Get out of Your Head and into Your Life
Learning to get out of my head and into my body was a turning point. For most of my life, I lived almost entirely in my thoughts. I overanalyzed conversations, replayed situations, anticipated problems before they happened, and constantly searched for what was wrong; in people, in relationships, in my circumstances, and especially in myself.
Overthinking became my normal.
What I didn’t realize at the time was that living this way disconnected me from the present moment. I wasn’t truly living my life, I was mentally trying to control it. My mind was always scanning for danger, disappointment, rejection, or the next thing that needed fixing.
And when we live in that state long enough, it begins to affect everything.
Those thoughts created frustration. That frustration showed up as tension in my body, arguments in my relationships, emotional exhaustion, and constantly trying to change other people. I believed if people behaved differently, understood me better, loved me differently, or met my expectations, then I would finally feel okay. Then I would finally be happy.

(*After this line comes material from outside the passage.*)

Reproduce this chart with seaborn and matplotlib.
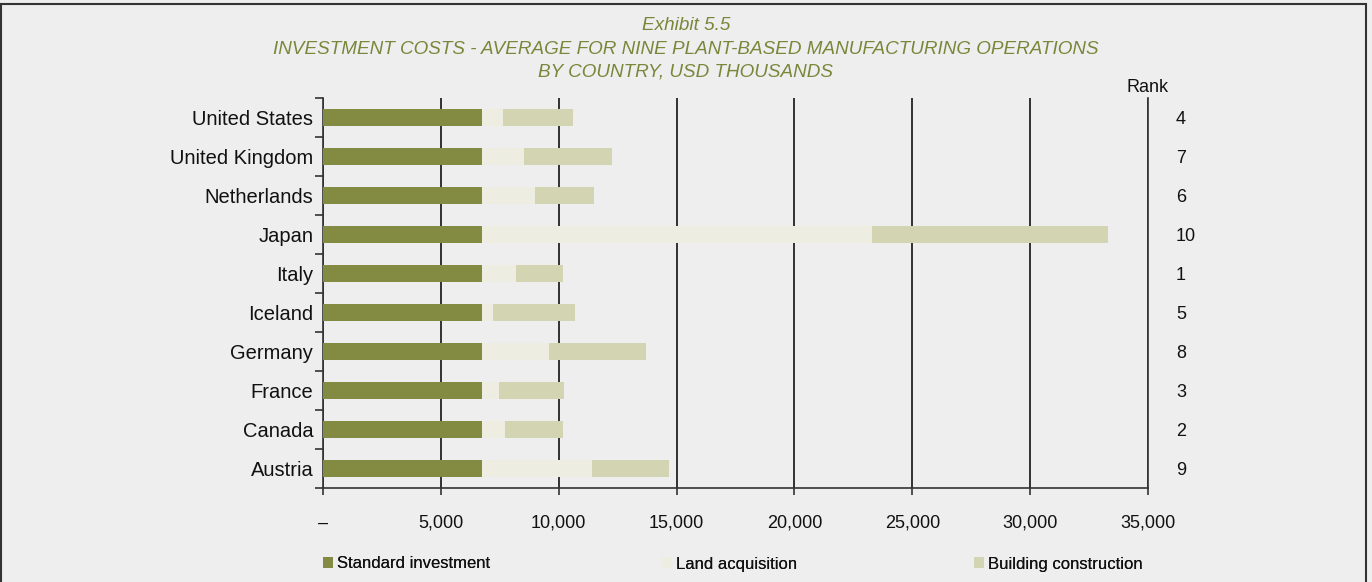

But the more I tried to control everything outside of me, the more disconnected I became from myself.
At some point, I realized my mind was constantly pulling me away from my actual life. I was either replaying the past or worrying about the future, but rarely experiencing the present moment fully.
That’s when something began to shift.
I started learning how to come back into my body.
Into my breath.
Into stillness.
Into awareness.
Into the present moment.
And for the first time, I noticed how much wisdom existed underneath all the mental noise.
Our bodies are constantly communicating with us, but when we live in chronic overthinking, we can’t hear what it is trying to tell us. We become disconnected from our intuition, our needs, our emotions, and our truth. We mistake thinking for awareness, when often it is just fear trying to keep us safe.
I started pouring my energy into what felt aligned instead of what felt wrong. I spent less time trying to control people and more time connecting back to myself. I moved my body. I spent time in nature. I slowed down enough to actually feel my life instead of constantly thinking about it.
Naturally, my world began responding differently.
As I began stepping out of constant overthinking and into awareness, I realized I had a choice every single day. I could wake up and focus on what was wrong, what was missing, and what I wanted to change in others; or I could intentionally choose different thoughts, different energy, and a different way of living.
So I began practicing love, gratitude, presence, and acceptance. Not perfectly. Not all at once. But intentionally.
When you change the way you think, you change the way you feel.
When you change the way you feel, you change the way you act.
When your actions begin aligning with who you truly are, your entire life starts to transform.
Your healing does not live in analyzing every possibility. It lives in learning how to feel safe enough to be here, now, in your body, and in your life.
Try this:
A Simple Practice to Return to Your Body
The next time you notice yourself overthinking, pause for a moment.
Place one hand on your chest and one on your stomach. Take a slow deep breath in, and slowly exhale.
Ask yourself:
- What am I thinking about right now?
- Is this helping me or exhausting me?
- What is my body trying to tell me?
Notice any tension in your body without trying to fix it.
Then gently ground yourself by naming:
- 5 things you can see
- 4 things you can feel
- 3 things you can hear
- 2 things you can smell
- 1 thing you can taste
Finally, ask yourself:
“What do I truly need right now?”
The goal is not to stop thinking, but to stop living so disconnected from yourself. The more you practice coming back into your body, the more present and peaceful you will begin to feel.